ROMA – Ad Haiti, le violenze contro i civili non si placano. Come riporta la stampa locale, uomini armati hanno ucciso una quarantina di persone – tra cui anche dei bambini – a Labodri, un villaggio di pescatori a nord di Port-au-Prince, tra l’11 e il 12 settembre. L’eccidio ha ricevuto anche la dura condanna di Amnesty International che, denunciando l’incapacità de Consiglio presidenziale di transizione nel proteggere i cittadini, ha lanciato un appello al Consiglio di sicurezza a prendere misure a protezione dei civili.
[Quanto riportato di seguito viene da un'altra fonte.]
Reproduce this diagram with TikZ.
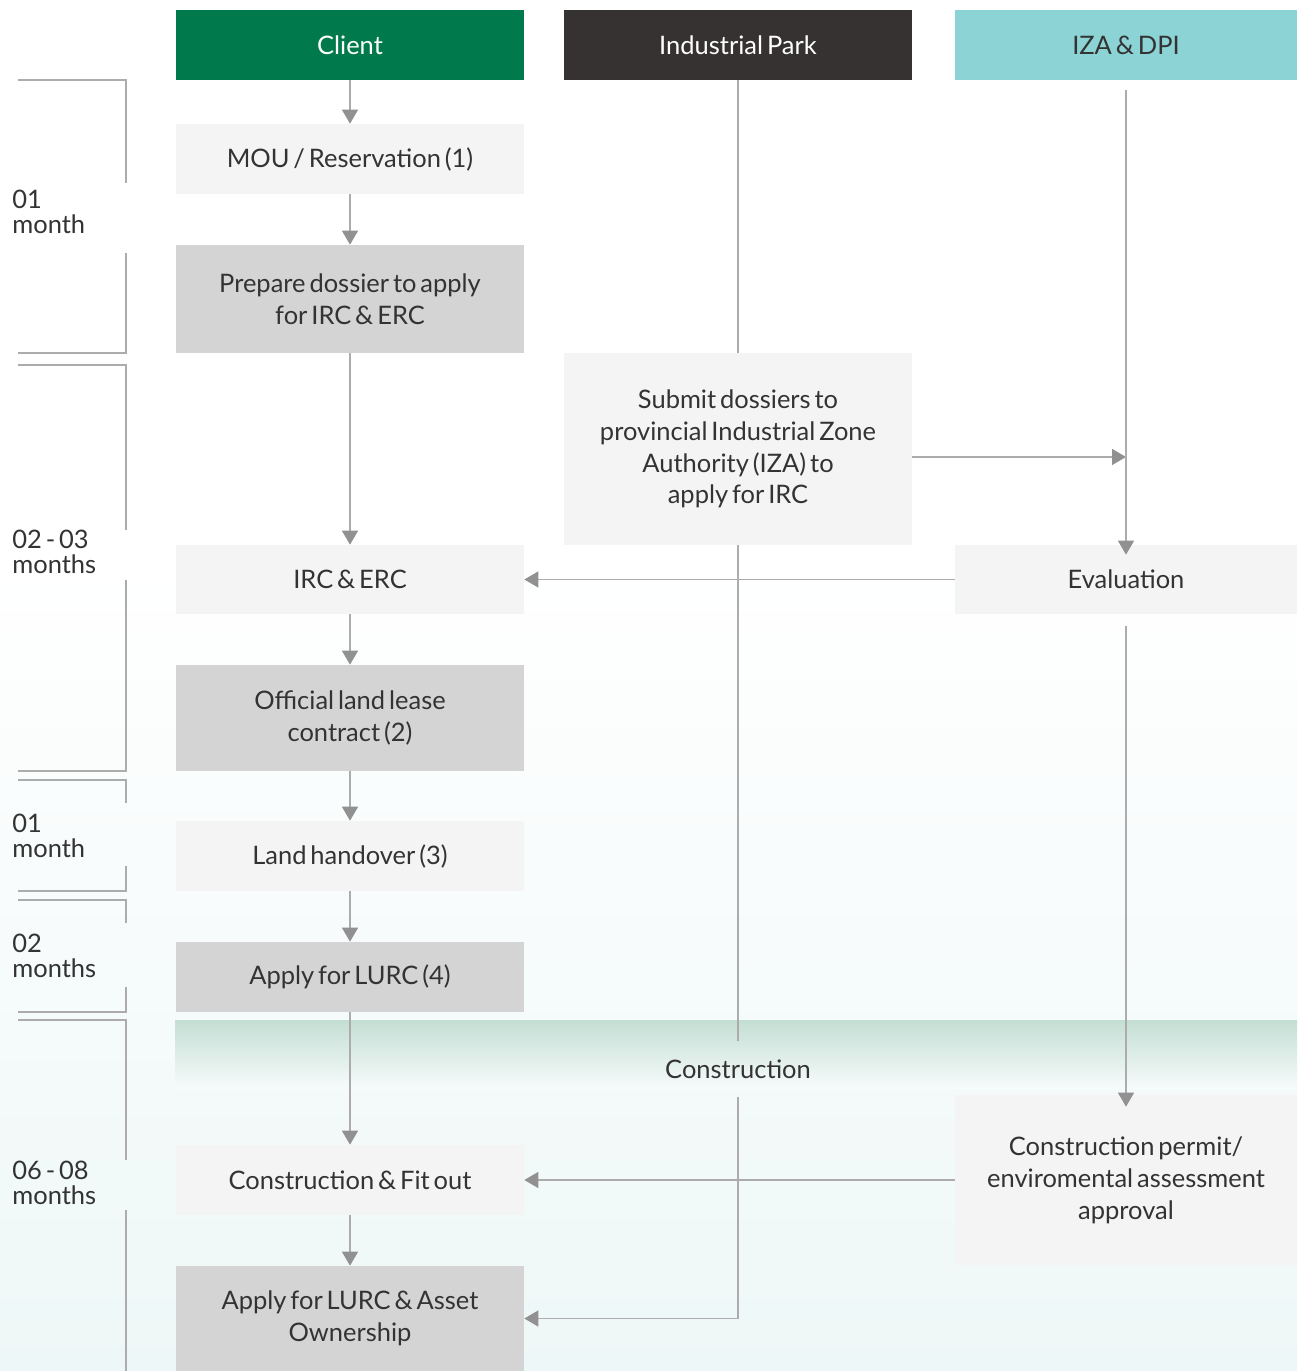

LE AGGRESSIONI DEI RIBELLI
Ma gli episodi di violenza non si esauriscono qui: i ribelli hanno anche assaltato un blindato della polizia e dato fuoco alla centrale di Liancourt, causando la morte di un autista e il ferimento di due agenti. L’obiettivo di tali aggressioni, oltre a rafforzare la presa sulla capitale, sarebbe quello di estendere il controllo nella regione del Basso Artibonite, fino all’Altopiano Centrale, a est della capitale. Raggiunte da caos e assalti anche alcune zone alle porte di Port-au-Prince, che in precedenza sembravano essere state risparmiate: i media puntano il dito contro la coalizione di bande armate nota come Viv Ansanm, e di altre gang alleate, che avrebbero voluto così vendicare l’uccisione di uno dei vertici del gruppo. Eppure, il loro leader, Jimmy Chérizier – noto come “Barbecue” – solo pochi giorni fa lanciava un appello all’1,3 milioni di sfollati dalla capitale a tornare nelle proprie case. Un invito a cui vari politici hanno risposto, suggerendo alla popolazione di non fidarsi.
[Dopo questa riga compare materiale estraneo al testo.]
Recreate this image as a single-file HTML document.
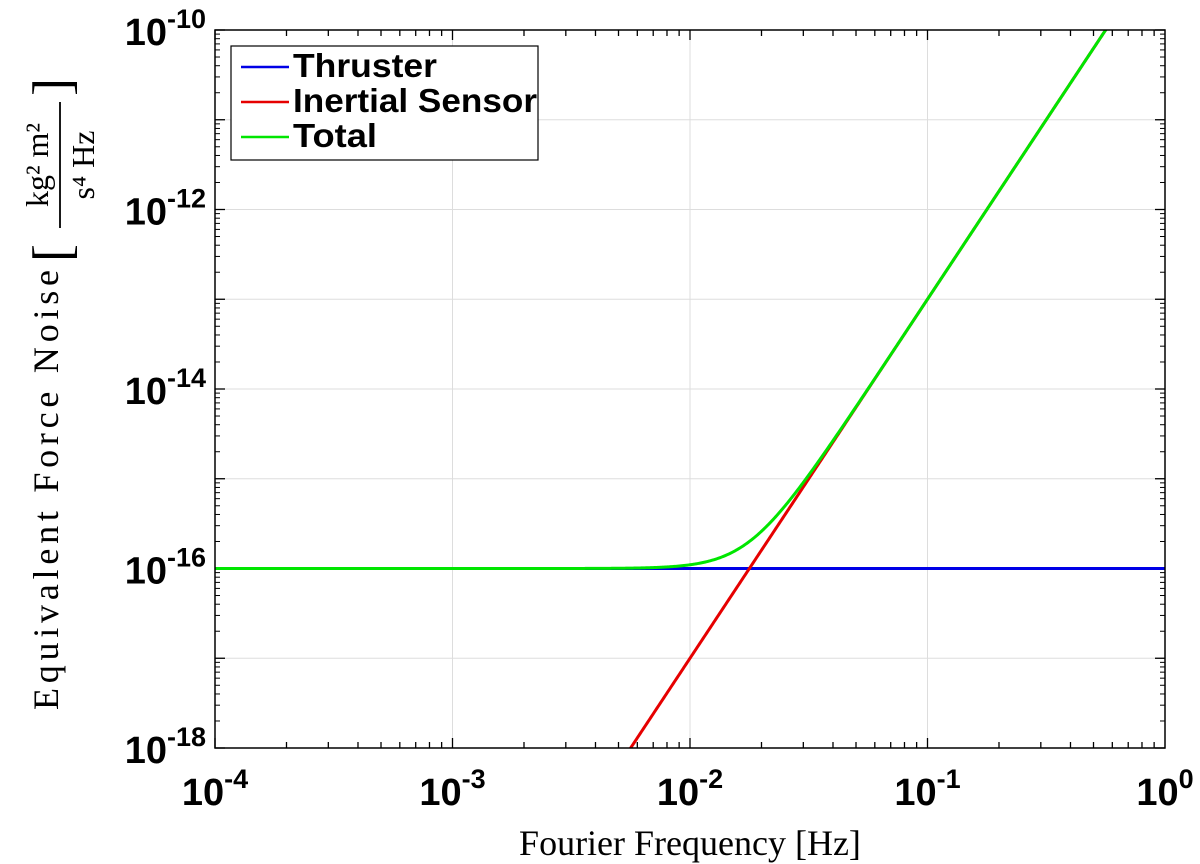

NON SOLO VIOLENZA, POCO CIBO E VIE D’ACCESSO ALLA CAPITALE BLOCCATE
Haiti, tra i paesi più poveri dell’America Latina, subisce le conseguenze di una grave escalation tra bande armate e forze di sicurezza, che ha causato solo nel 2025 migliaia di vittime, feriti e sfollati. La popolazione però non è esposta solo alle violenze, ma anche alla mancanza di cibo, in quanto le vie d’accesso alla capitale sono bloccate e si fatica a trovare prodotti alimentari di base. In questo quadro, i servizi essenziali come la sanità faticano ad essere erogati. A ciò si aggiunge l’allarme dell’Unicef, il fondo Onu per l’infanzia, secondo cui “il 50% dei membri delle bande armate è costituito da bambini”. I minori sarebbero costretti a imbracciare le armi e combattere direttamente negli scontri, mentre altri sono sfruttati in diverse manzioni domestiche. L’arruolamento forzato dei minori, denuncia ancora Unicef, sarebbe inoltre aumentato del 700% nel primo trimestre del 2025, rispetto allo stesso periodo del 2024. Per rispondere all’emergenza, l’Organizzazione delle Nazioni Unite per l’Alimentazione e l’Agricoltura (Fao) e il Fondo Centrale delle Nazioni Unite per la Risposta alle Emergenze (Cerf) hanno lanciato un’iniziativa di emergenza nei dipartimenti del Nord e del Centro di Haiti per fornire assistenza essenziale alle famiglie più vulnerabili e insicure dal punto di vista alimentare, alle prese con l’aumento degli sfollamenti, a cui si aggiungono deportazioni dalla vicina Repubblica Dominicana e dagli Stati Uniti – per effetto delle nuove politiche anti-migranti dell’amministrazione Trump – e il peggioramento degli shock climatici.
DROGA, TRATTA DI ESSERI UMANI E RICICLAGGIO
Con l’obiettivo di pacificare la situazione, un anno fa è entrata in funzione su mandato Onu una forza multinazionale, guidata e formata in larga parte da personale militare del Kenya, tuttavia questo mese il presidente di quel Paese, William Ruto, ha annunciato il ritiro dei suoi uomini. L’instabilità di Haiti però non crea problemi solo alla sicurezza e alla tenuta economica dello Stato caraibico, ma anche agli Stati Uniti e ai paesi dell’intera regione, poiché al rafforzamento delle bande armate corrisponde un incremento nei traffici di droga, tratta di esseri umani e riciclaggio di denaro. Per questa ragione il governo di Washington, insieme a Panama, a fine agosto ha presentato al Consiglio di sicurezza dell’Onu una bozza di risoluzione per la creazione di una forza multinazionale per contrastare le gang, in alternativa a quella kenyana in via di conclusione. Un’iniziativa a cui anche Amnesty ha espresso sostegno.